Шрифт:
Сталинский стиль управления требовал постоянного знания быстро меняющейся обстановки, и в качестве рабочего инструмента он использовал доклады ответственных работников Генштаба. «Доклады Верховному главнокомандующему, – пишет С.М. Штеменко, – делались, как правило, три раза в сутки. Первый из них имел место в 10—11 часов дня, обычно по телефону. Это выпадало на мою долю…
Между 10 и 11 часами, редко чуть позже, Верховный сам звонил к нам. Иногда здоровался, а чаще прямо спрашивал: «Что нового?» Начальник Оперативного управления докладывал обстановку, переходя от стола к столу с телефонной трубкой у уха. Во всех случаях доклад начинался с фронта, где боевые действия носили наиболее напряженный характер, и, как правило, с самого острого участка. Обстановка излагалась последовательно, за каждый фронт в отдельности, в произвольной форме.
Если нашим войскам сопутствовал успех, доклад обычно не прерывался. По телефону были слышны лишь редкое покашливание да чмоканье губами, характерное для курильщика, сосущего трубку. Пропускать в докладе какую-либо армию, если даже в ее полосе за ночь не произошло ничего важного, Сталин не позволял. Он тотчас перебивал докладчика вопросом: «А у Казакова что?» Иногда в ходе доклада Верховный главнокомандующий давал какое-то указание для передачи на фронт. Оно повторялось вслух, и один из заместителей начальника управления тут же записывал все дословно, а затем оформлял в виде распоряжения или директивы».
Вечером, продолжает Штеменко, в 16—17 часов, Сталину «докладывал заместитель начальника Генштаба.
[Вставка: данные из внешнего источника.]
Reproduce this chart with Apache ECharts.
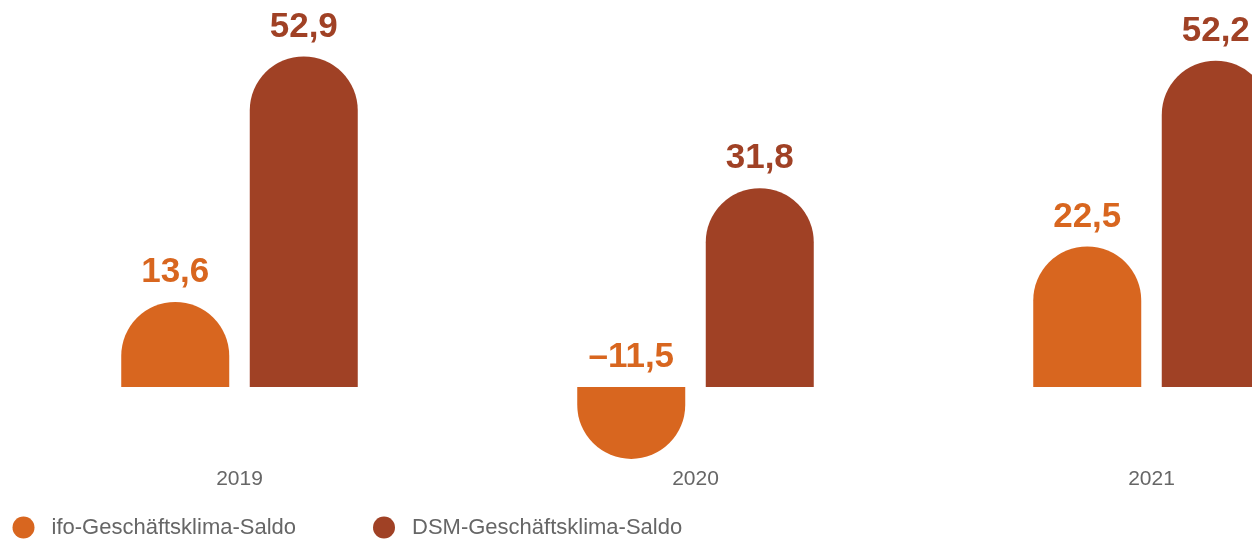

А ночью мы ехали к нему в Ставку с итоговым докладом за сутки. Перед тем подготавливалась обстановка на картах масштаба 1:200 000 отдельно по каждому фронту с показом положения войск до дивизии, а в иных случаях до полка .
Даже досконально зная, где что произошло в течение суток, мы все равно перед каждой поездкой 2—3 часа тщательно разбирались в обстановке, связывались с командующими фронтами и начальниками их штабов, уточняли с ними отдельные детали проходивших или только еще планировавшихся операций, советовались и проверяли через них правильность своих предположений, рассматривали просьбы и заявки фронтов, а в последний час редактировали подготовленные на подпись проекты директив и распоряжений…».
Доклады Генерального штаба Сталину носили установившуюся форму. «Доклад наш, – пишет Штеменко, – начинался с характеристики действий своих войск за истекшие сутки. Никакими предварительными записями не пользовались. Обстановку знали на память, и она была отражена на карте. За торцом стола, в углу, стоял большой глобус…»
Штеменко не случайно упоминает этот атрибут сталинского кабинета. Для простаков, поверивших, что Сталин выиграл большую войну, руководя ею «по глобусу», он напоминает, что, хотя Земля действительно круглая, нельзя быть «круглой» наивностью, доверяя откровенному бреду запустившего эту глупость в употребление Хрущева.
Во время этих ежедневных докладов Верховному главнокомандующему, пишет Штеменко, «фронты, армии, танковые и военизированные корпуса назывались по фамилиям командующих и командиров, дивизии – по номерам. Так было установлено Сталиным. Потом мы все привыкли к этому, и в Генштабе придерживались такой же системы».
Такой порядок установился не только потому, что, обладая феноменальной памятью, Сталин точно знал по фамилиям всех командующих фронтами, армиями и корпусами, знал он и фамилии многих командиров дивизий. Это было своеобразным актом уважения и выражение признания конкретным людям, выполнявшим свой долг перед страной и народом.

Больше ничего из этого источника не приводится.